In this book launch Dr Young will introduce her new monograph, Translation and the borders of contemporary Japanese literature: Inciting difference. The book examines contemporary debates on such concepts as national literature, world literature, and the relationship each of these to translation, through the lens of modern Japanese fiction. By focusing on so-called marginalised voices from within Okinawan literature and zainichi literature written by ethnic Koreans, and other “trans-border” works, this book reveals tensions and blind spots that serve to decentre the image of Japanese literature presented to the world in translation, while opening critical connections to wider questions of multilingualism, decolonisation, historical revisionism, and trauma that are so central to contemporary literary studies.

Dr Young will begin by reflecting on the current ‘boom’ of Japanese literature in translation alongside the rising scholarly interest in world literature before considering the implications of these developments in light of Japan’s modern literary history. She will then introduce a selection of rich and challenging literary works that remain untranslated and even appear untranslatable, but which invite us to reexamine the terrain of Japanese literature and what it means to translate.

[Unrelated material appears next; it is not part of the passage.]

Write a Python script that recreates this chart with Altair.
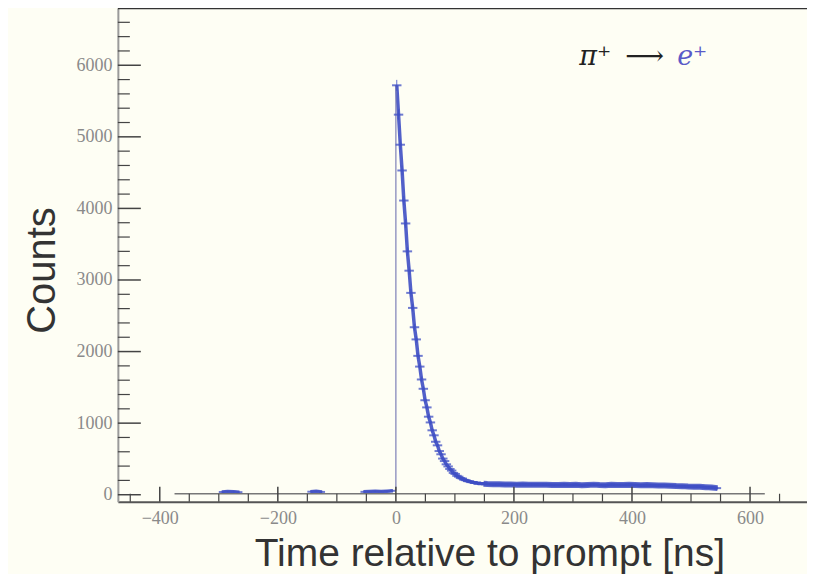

Vicky Young is Kawashima Associate Professor of Japanese Literature and Culture at the University of Cambridge and a Fellow of Selwyn College. Her research interests lie in modern and contemporary Japanese literature and culture, with a focus on multilingual writing and the intersections between literature, history, critical theory, and translation. She has published articles in Japan Forum and the Journal of Japanese Literature and translated several poems by the Okinawan poet Tōma Hiroko.